> _STATED EXERCISE_
Without the pictures, extract every line from the start of the material to the line containing "main_super_i = [-0.012, 0.105, 0.105]", both ends included.

···

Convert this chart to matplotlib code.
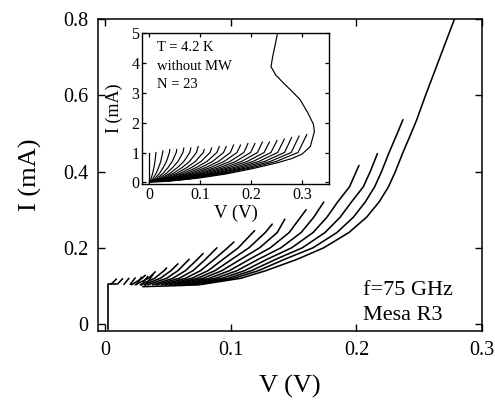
import matplotlib
matplotlib.use("Agg")
import matplotlib.pyplot as plt

plt.rcParams['font.family'] = ['Liberation Serif', 'DejaVu Serif']

# ---------------- main panel data (f = 75 GHz, mesa R3) ----------------
main_super_v = [0.002, 0.002, 0.009]
main_super_i = [-0.012, 0.105, 0.105]

main_branches_v = [
    [0.005, 0.009],
    [0.010, 0.014],
    [0.015, 0.019],
    [0.020, 0.024],
    [0.025, 0.029],
    [0.029, 0.034],
    [0.032, 0.038],
    [0.021, 0.0295, 0.032],
    [0.024, 0.0345, 0.040],
    [0.028, 0.0395, 0.047, 0.049],
    [0.031, 0.044, 0.0525, 0.058],
    [0.034, 0.049, 0.058, 0.067],
    [0.038, 0.054, 0.064, 0.072, 0.078],
    [0.041, 0.059, 0.070, 0.080, 0.089],
    [0.045, 0.064, 0.076, 0.087, 0.0975, 0.1025],
    [0.048, 0.069, 0.082, 0.094, 0.106, 0.119],
    [0.0515, 0.0735, 0.0875, 0.101, 0.1145, 0.1275, 0.133],
    [0.055, 0.078, 0.093, 0.108, 0.123, 0.137, 0.143],
    [0.058, 0.083, 0.099, 0.115, 0.1315, 0.1465, 0.1555, 0.160],
    [0.062, 0.088, 0.105, 0.122, 0.140, 0.156, 0.166, 0.174],
    [0.0655, 0.093, 0.111, 0.129, 0.1485, 0.1655, 0.1765, 0.185, 0.1945,
     0.202],
    [0.069, 0.098, 0.1165, 0.136, 0.157, 0.175, 0.187, 0.196, 0.2055, 0.211,
     0.2167],
    [0.072, 0.1025, 0.122, 0.143, 0.1655, 0.1845, 0.1975, 0.207, 0.2145,
     0.220, 0.226, 0.2325, 0.237],
    [0.030, 0.060, 0.075, 0.108, 0.128, 0.153, 0.174, 0.194, 0.208, 0.218,
     0.2255, 0.231, 0.237, 0.2435, 0.248, 0.255, 0.2665, 0.278],
]
main_branches_i = [
    [0.105, 0.118],
    [0.105, 0.119],
    [0.104, 0.120],
    [0.104, 0.121],
    [0.103, 0.123],
    [0.102, 0.125],
    [0.101, 0.129],
    [0.103, 0.12, 0.128],
    [0.103, 0.12, 0.137],
    [0.103, 0.12, 0.14, 0.147],
    [0.103, 0.12, 0.14, 0.158],
    [0.103, 0.12, 0.14, 0.170],
    [0.103, 0.12, 0.14, 0.165, 0.185],
    [0.103, 0.12, 0.14, 0.17, 0.20],
    [0.103, 0.12, 0.14, 0.17, 0.20, 0.215],
    [0.103, 0.12, 0.14, 0.17, 0.20, 0.245],
    [0.103, 0.12, 0.14, 0.17, 0.20, 0.24, 0.262],
    [0.103, 0.12, 0.14, 0.17, 0.20, 0.24, 0.275],
    [0.103, 0.12, 0.14, 0.17, 0.20, 0.24, 0.28, 0.30],
    [0.103, 0.12, 0.14, 0.17, 0.20, 0.24, 0.28, 0.32],
    [0.103, 0.12, 0.14, 0.17, 0.20, 0.24, 0.28, 0.32, 0.36, 0.416],
    [0.103, 0.12, 0.14, 0.17, 0.20, 0.24, 0.28, 0.32, 0.36, 0.40, 0.447],
    [0.103, 0.12, 0.14, 0.17, 0.20, 0.24, 0.28, 0.32, 0.36, 0.40, 0.45,
     0.50, 0.536],
    [0.098, 0.101, 0.103, 0.12, 0.14, 0.17, 0.20, 0.24, 0.28, 0.32, 0.36,
     0.40, 0.45, 0.50, 0.536, 0.60, 0.70, 0.80],
]

main_xticks = [0, 0.1, 0.2, 0.3]
main_xticklabels = ["0", "0.1", "0.2", "0.3"]
main_yticks = [0, 0.2, 0.4, 0.6, 0.8]
main_yticklabels = ["0", "0.2", "0.4", "0.6", "0.8"]

# ---------------- inset data (T = 4.2 K, without MW, N = 23) ----------------
inset_super_v = [0.0, 0.0]
inset_super_i = [0.0, 1.0]

inset_branches_v = [
    [0.0013, 0.0036, 0.0067, 0.0093, 0.0113, 0.0133],
    [0.0026, 0.0072, 0.0135, 0.0185, 0.0226, 0.0265, 0.0267],
    [0.0039, 0.0108, 0.0202, 0.0277, 0.0338, 0.0397, 0.0403],
    [0.0052, 0.0144, 0.0270, 0.0371, 0.0452, 0.0531, 0.0539],
    [0.0065, 0.0180, 0.0336, 0.0462, 0.0564, 0.0662, 0.0679],
    [0.0078, 0.0217, 0.0405, 0.0556, 0.0679, 0.0796, 0.0817],
    [0.0091, 0.0252, 0.0471, 0.0648, 0.0790, 0.0927, 0.0961],
    [0.0104, 0.0289, 0.0539, 0.0741, 0.0905, 0.1061, 0.1079],
    [0.0117, 0.0325, 0.0606, 0.0833, 0.1017, 0.1193, 0.1224],
    [0.0131, 0.0361, 0.0674, 0.0927, 0.1131, 0.1327, 0.1375],
    [0.0143, 0.0397, 0.0741, 0.1018, 0.1243, 0.1458, 0.1510],
    [0.0157, 0.0433, 0.0809, 0.1112, 0.1357, 0.1592, 0.1655],
    [0.0170, 0.0469, 0.0876, 0.1203, 0.1469, 0.1723, 0.1791],
    [0.0183, 0.0505, 0.0944, 0.1297, 0.1583, 0.1857, 0.1937],
    [0.0196, 0.0541, 0.1011, 0.1389, 0.1695, 0.1989, 0.2074],
    [0.0209, 0.0578, 0.1079, 0.1482, 0.1810, 0.2123, 0.2220],
    [0.0222, 0.0613, 0.1145, 0.1574, 0.1921, 0.2254, 0.2357],
    [0.0235, 0.0650, 0.1214, 0.1668, 0.2036, 0.2388, 0.2506],
    [0.0248, 0.0686, 0.1280, 0.1759, 0.2148, 0.2519, 0.2651],
    [0.0261, 0.0722, 0.1349, 0.1853, 0.2262, 0.2654, 0.2793],
    [0.0274, 0.0758, 0.1415, 0.1945, 0.2374, 0.2785, 0.2940],
    [0.0287, 0.0794, 0.1483, 0.2038, 0.2488, 0.2919, 0.3091],
    [0.0, 0.05, 0.10, 0.15, 0.20, 0.25, 0.28, 0.30, 0.316, 0.324, 0.322,
     0.312, 0.296, 0.280, 0.263, 0.248, 0.239, 0.242, 0.247, 0.253],
]
inset_branches_i = [
    [0.03, 0.12, 0.3, 0.5, 0.7, 1.00],
    [0.03, 0.12, 0.3, 0.5, 0.7, 1.0, 1.05],
    [0.03, 0.12, 0.3, 0.5, 0.7, 1.0, 1.10],
    [0.03, 0.12, 0.3, 0.5, 0.7, 1.0, 1.10],
    [0.03, 0.12, 0.3, 0.5, 0.7, 1.0, 1.15],
    [0.03, 0.12, 0.3, 0.5, 0.7, 1.0, 1.15],
    [0.03, 0.12, 0.3, 0.5, 0.7, 1.0, 1.20],
    [0.03, 0.12, 0.3, 0.5, 0.7, 1.0, 1.10],
    [0.03, 0.12, 0.3, 0.5, 0.7, 1.0, 1.15],
    [0.03, 0.12, 0.3, 0.5, 0.7, 1.0, 1.20],
    [0.03, 0.12, 0.3, 0.5, 0.7, 1.0, 1.20],
    [0.03, 0.12, 0.3, 0.5, 0.7, 1.0, 1.25],
    [0.03, 0.12, 0.3, 0.5, 0.7, 1.0, 1.25],
    [0.03, 0.12, 0.3, 0.5, 0.7, 1.0, 1.30],
    [0.03, 0.12, 0.3, 0.5, 0.7, 1.0, 1.30],
    [0.03, 0.12, 0.3, 0.5, 0.7, 1.0, 1.35],
    [0.03, 0.12, 0.3, 0.5, 0.7, 1.0, 1.35],
    [0.03, 0.12, 0.3, 0.5, 0.7, 1.0, 1.40],
    [0.03, 0.12, 0.3, 0.5, 0.7, 1.0, 1.45],
    [0.03, 0.12, 0.3, 0.5, 0.7, 1.0, 1.50],
    [0.03, 0.12, 0.3, 0.5, 0.7, 1.0, 1.55],
    [0.03, 0.12, 0.3, 0.5, 0.7, 1.0, 1.60],
    [0.0, 0.06, 0.15, 0.28, 0.45, 0.65, 0.80, 0.95, 1.2, 1.7, 1.95,
     2.3, 2.77, 3.05, 3.33, 3.6, 3.87, 4.2, 4.6, 5.1],
]

inset_xticks = [0, 0.1, 0.2, 0.3]
inset_xticklabels = ["0", "0.1", "0.2", "0.3"]
inset_yticks = [0, 1, 2, 3, 4, 5]
inset_yticklabels = ["0", "1", "2", "3", "4", "5"]

# ---------------- figure ----------------
fig = plt.figure(figsize=(4.95, 4.05), dpi=100)
ax = fig.add_axes([0.198, 0.183, 0.776, 0.770])

ax.plot(main_super_v, main_super_i, color='black', lw=1.2)
for v, i in zip(main_branches_v, main_branches_i):
    ax.plot(v, i, color='black', lw=1.15, solid_capstyle='round')

ax.set_xlim(-0.0056, 0.3)
ax.set_ylim(-0.018, 0.8)
ax.set_xticks(main_xticks)
ax.set_xticklabels(main_xticklabels)
ax.set_yticks(main_yticks)
ax.set_yticklabels(main_yticklabels)
ax.tick_params(direction='in', top=True, right=True, length=5, width=1.0,
               labelsize=14.5)
ax.tick_params(axis='x', pad=7)
ax.tick_params(axis='y', pad=7)
for s in ax.spines.values():
    s.set_linewidth(1.1)
ax.set_xlabel("V (V)", fontsize=19)
ax.set_ylabel("I (mA)", fontsize=19)
ax.xaxis.set_label_coords(0.5, -0.14)
ax.yaxis.set_label_coords(-0.145, 0.5)

ax.text(0.69, 0.131, "f=75 GHz", transform=ax.transAxes, fontsize=16,
        ha='left', va='center')
ax.text(0.69, 0.048, "Mesa R3", transform=ax.transAxes, fontsize=16,
        ha='left', va='center')

# inset
axi = fig.add_axes([0.287, 0.546, 0.378, 0.3725])
axi.plot(inset_super_v, inset_super_i, color='black', lw=0.9)
for v, i in zip(inset_branches_v, inset_branches_i):
    axi.plot(v, i, color='black', lw=0.85)
axi.set_xlim(-0.014, 0.353)
axi.set_ylim(-0.05, 5.0)
axi.set_xticks(inset_xticks)
axi.set_xticklabels(inset_xticklabels)
axi.set_yticks(inset_yticks)
axi.set_yticklabels(inset_yticklabels)
axi.tick_params(direction='in', top=True, right=True, length=3, width=0.9,
                labelsize=11.5, pad=2)
for s in axi.spines.values():
    s.set_linewidth(1.0)
axi.set_xlabel("V (V)", fontsize=13.5)
axi.set_ylabel("I (mA)", fontsize=13)
axi.xaxis.set_label_coords(0.5, -0.135)
axi.yaxis.set_label_coords(-0.10, 0.5)

axi.text(0.08, 0.907, "T = 4.2 K", transform=axi.transAxes, fontsize=10.5,
         ha='left', va='center')
axi.text(0.08, 0.78, "without MW", transform=axi.transAxes, fontsize=10.5,
         ha='left', va='center')
axi.text(0.08, 0.656, "N = 23", transform=axi.transAxes, fontsize=10.5,
         ha='left', va='center')

fig.savefig("out.png", dpi=100)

···

> _TASK RESPONSE_
Convert this chart to matplotlib code.
import matplotlib
matplotlib.use("Agg")
import matplotlib.pyplot as plt

plt.rcParams['font.family'] = ['Liberation Serif', 'DejaVu Serif']

# ---------------- main panel data (f = 75 GHz, mesa R3) ----------------
main_super_v = [0.002, 0.002, 0.009]
main_super_i = [-0.012, 0.105, 0.105]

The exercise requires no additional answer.